Handling Large Datasets
Dealing with large datasets might require chunking – processing and writing data in pieces to avoid memory issues:
chunk_size = 10000
for chunk in pd.read_sql_query('SELECT * FROM your_table_name', conn, chunksize=chunk_size):
chunk.to_csv('output_large.csv', mode='a', index=False)
This approach uses read_sql_query
method from pandas with a chunksize
parameter to read and write in batches.
Converting CSV to SQLite
Converting a CSV file into an SQLite database involves reading the CSV file and inserting its contents into an SQLite database.
Basic Conversion
import sqlite3
import pandas as pd
df = pd.read_csv('input.csv')
conn = sqlite3.connect('new_example.db')
# Convert DataFrame to SQL
df.to_sql('new_table_name', conn, if_exists='replace', index=False)
This code reads a CSV file into a pandas DataFrame and then uses to_sql
method to insert the DataFrame’s data into a new or existing SQLite table.
Applying Data Transformations
In some scenarios, you might want to apply transformations to your data before inserting it into the database:
df = pd.read_csv('input.csv')
# Example transformation: converting a column to lowercase
df['your_column'] = df['your_column'].str.lower()

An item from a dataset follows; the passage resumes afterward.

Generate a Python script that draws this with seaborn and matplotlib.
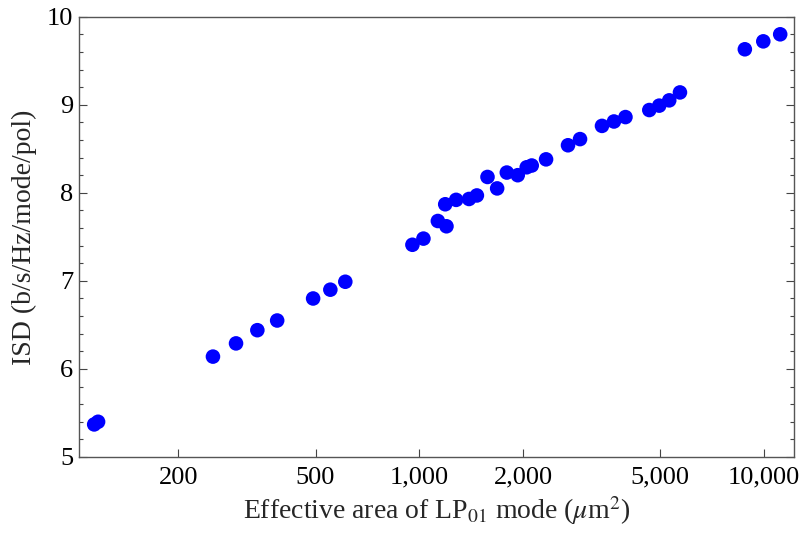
import numpy as np
import pandas as pd
import matplotlib
matplotlib.use("Agg")
import matplotlib.pyplot as plt
import seaborn as sns
from matplotlib.ticker import FixedLocator, MultipleLocator

# Data
area = [114, 117, 252, 294, 339, 387, 492, 552, 610,
        955, 1028, 1132, 1199, 1189, 1279, 1394, 1469, 1577, 1682,
        1794, 1930, 2049, 2119, 2332, 2700, 2926, 3388, 3670, 3963,
        4647, 4966, 5309, 5703, 8797, 9950, 11140]
isd = [5.37, 5.40, 6.14, 6.29, 6.44, 6.55, 6.80, 6.90, 6.99,
       7.41, 7.48, 7.68, 7.62, 7.87, 7.92, 7.93, 7.97, 8.18, 8.05,
       8.23, 8.20, 8.29, 8.31, 8.38, 8.54, 8.61, 8.76, 8.81, 8.86,
       8.94, 8.99, 9.05, 9.14, 9.63, 9.72, 9.80]

xticks = [200, 500, 1000, 2000, 5000, 10000]
xticklabels = ["200", "500", "1,000", "2,000", "5,000", "10,000"]
yticks = [5, 6, 7, 8, 9, 10]

df = pd.DataFrame({"area": area, "isd": isd})

sns.set_style("ticks")
plt.rcParams['font.family'] = ['Liberation Serif', 'DejaVu Serif']
plt.rcParams['mathtext.fontset'] = 'stix'

fig = plt.figure(figsize=(8, 5.35), dpi=100)
ax = fig.add_axes([0.09875, 0.1458, 0.8932, 0.823])

sns.scatterplot(data=df, x="area", y="isd", ax=ax, color="#0000ff",
                s=110, edgecolor="none", linewidth=0, zorder=3)

ax.set_xscale("log")
ax.set_xlim(103, 12180)
ax.set_ylim(5, 10)

ax.xaxis.set_major_locator(FixedLocator(xticks))
ax.set_xticklabels(xticklabels)
ax.xaxis.set_minor_locator(FixedLocator([]))
ax.set_yticks(yticks)
ax.yaxis.set_minor_locator(MultipleLocator(0.2))

ax.tick_params(axis="both", which="both", direction="in", color="#444444",
               labelsize=19, labelcolor="black")
ax.tick_params(axis="y", which="both", left=True, right=True, pad=4)
ax.tick_params(axis="x", which="both", top=False, pad=7)
ax.tick_params(which="major", length=6, width=0.8)
ax.tick_params(which="minor", length=3, width=0.8)

for sp in ax.spines.values():
    sp.set_visible(True)
    sp.set_color("#555555")
    sp.set_linewidth(1.0)

ax.set_xlabel("Effective area of LP$_{01}$ mode ($\\mu$m$^2$)", fontsize=20, labelpad=4)
ax.set_ylabel("ISD (b/s/Hz/mode/pol)", fontsize=20, labelpad=7)

fig.savefig("out.png", dpi=100, facecolor="white")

# Continue with the conversion as shown above
This snippet demonstrates a simple transformation of converting column values to lowercase before the database insertion.
Advanced Techniques
For more complex scenarios, such as dealing with foreign keys or custom data types, you’ll need to handle the conversion manually by iterating over the DataFrame rows and constructing custom INSERT or UPDATE statements based on your needs.
Conclusion
Converting between SQLite databases and CSV files is a common task that can be efficiently accomplished using Python. The key is to utilize the capabilities of libraries like sqlite3 and pandas to manipulate your data. With the right approach, you can handle even large data sets with ease, applying necessary transformations before convertion.